Written exercise >>
Repeat the whole listing exactly as written.
** BEGIN **
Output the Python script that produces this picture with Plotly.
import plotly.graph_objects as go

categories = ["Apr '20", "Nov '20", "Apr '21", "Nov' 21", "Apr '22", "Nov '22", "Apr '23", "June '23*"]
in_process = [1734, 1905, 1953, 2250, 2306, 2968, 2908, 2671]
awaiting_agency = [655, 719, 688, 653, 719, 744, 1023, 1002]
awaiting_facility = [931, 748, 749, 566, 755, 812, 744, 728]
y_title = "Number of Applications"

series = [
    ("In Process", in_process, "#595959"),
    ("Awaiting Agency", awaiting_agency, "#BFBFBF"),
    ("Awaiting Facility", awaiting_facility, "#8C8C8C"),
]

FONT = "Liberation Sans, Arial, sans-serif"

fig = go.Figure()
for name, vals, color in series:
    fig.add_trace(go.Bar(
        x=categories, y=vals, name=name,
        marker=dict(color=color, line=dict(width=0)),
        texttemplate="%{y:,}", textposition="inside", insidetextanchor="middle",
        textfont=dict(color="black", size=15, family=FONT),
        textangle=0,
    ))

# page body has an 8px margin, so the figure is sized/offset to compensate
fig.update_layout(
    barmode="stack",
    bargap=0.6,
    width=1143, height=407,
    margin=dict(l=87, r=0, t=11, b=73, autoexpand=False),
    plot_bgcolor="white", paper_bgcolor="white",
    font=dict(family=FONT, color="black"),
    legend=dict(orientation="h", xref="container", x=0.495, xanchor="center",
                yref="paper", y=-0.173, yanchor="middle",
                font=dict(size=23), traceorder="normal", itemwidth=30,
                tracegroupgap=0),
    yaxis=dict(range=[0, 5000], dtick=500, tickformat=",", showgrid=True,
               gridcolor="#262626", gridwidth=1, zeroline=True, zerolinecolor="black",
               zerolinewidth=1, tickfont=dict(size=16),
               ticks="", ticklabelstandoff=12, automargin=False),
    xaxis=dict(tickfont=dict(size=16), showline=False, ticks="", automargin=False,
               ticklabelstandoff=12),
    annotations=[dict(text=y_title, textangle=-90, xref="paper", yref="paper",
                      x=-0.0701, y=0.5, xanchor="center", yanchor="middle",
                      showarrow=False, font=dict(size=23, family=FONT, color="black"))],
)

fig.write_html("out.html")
** END **
Completed exercise >>
Output the Python script that produces this picture with Plotly.
import plotly.graph_objects as go

categories = ["Apr '20", "Nov '20", "Apr '21", "Nov' 21", "Apr '22", "Nov '22", "Apr '23", "June '23*"]
in_process = [1734, 1905, 1953, 2250, 2306, 2968, 2908, 2671]
awaiting_agency = [655, 719, 688, 653, 719, 744, 1023, 1002]
awaiting_facility = [931, 748, 749, 566, 755, 812, 744, 728]
y_title = "Number of Applications"

series = [
    ("In Process", in_process, "#595959"),
    ("Awaiting Agency", awaiting_agency, "#BFBFBF"),
    ("Awaiting Facility", awaiting_facility, "#8C8C8C"),
]

FONT = "Liberation Sans, Arial, sans-serif"

fig = go.Figure()
for name, vals, color in series:
    fig.add_trace(go.Bar(
        x=categories, y=vals, name=name,
        marker=dict(color=color, line=dict(width=0)),
        texttemplate="%{y:,}", textposition="inside", insidetextanchor="middle",
        textfont=dict(color="black", size=15, family=FONT),
        textangle=0,
    ))

# page body has an 8px margin, so the figure is sized/offset to compensate
fig.update_layout(
    barmode="stack",
    bargap=0.6,
    width=1143, height=407,
    margin=dict(l=87, r=0, t=11, b=73, autoexpand=False),
    plot_bgcolor="white", paper_bgcolor="white",
    font=dict(family=FONT, color="black"),
    legend=dict(orientation="h", xref="container", x=0.495, xanchor="center",
                yref="paper", y=-0.173, yanchor="middle",
                font=dict(size=23), traceorder="normal", itemwidth=30,
                tracegroupgap=0),
    yaxis=dict(range=[0, 5000], dtick=500, tickformat=",", showgrid=True,
               gridcolor="#262626", gridwidth=1, zeroline=True, zerolinecolor="black",
               zerolinewidth=1, tickfont=dict(size=16),
               ticks="", ticklabelstandoff=12, automargin=False),
    xaxis=dict(tickfont=dict(size=16), showline=False, ticks="", automargin=False,
               ticklabelstandoff=12),
    annotations=[dict(text=y_title, textangle=-90, xref="paper", yref="paper",
                      x=-0.0701, y=0.5, xanchor="center", yanchor="middle",
                      showarrow=False, font=dict(size=23, family=FONT, color="black"))],
)

fig.write_html("out.html")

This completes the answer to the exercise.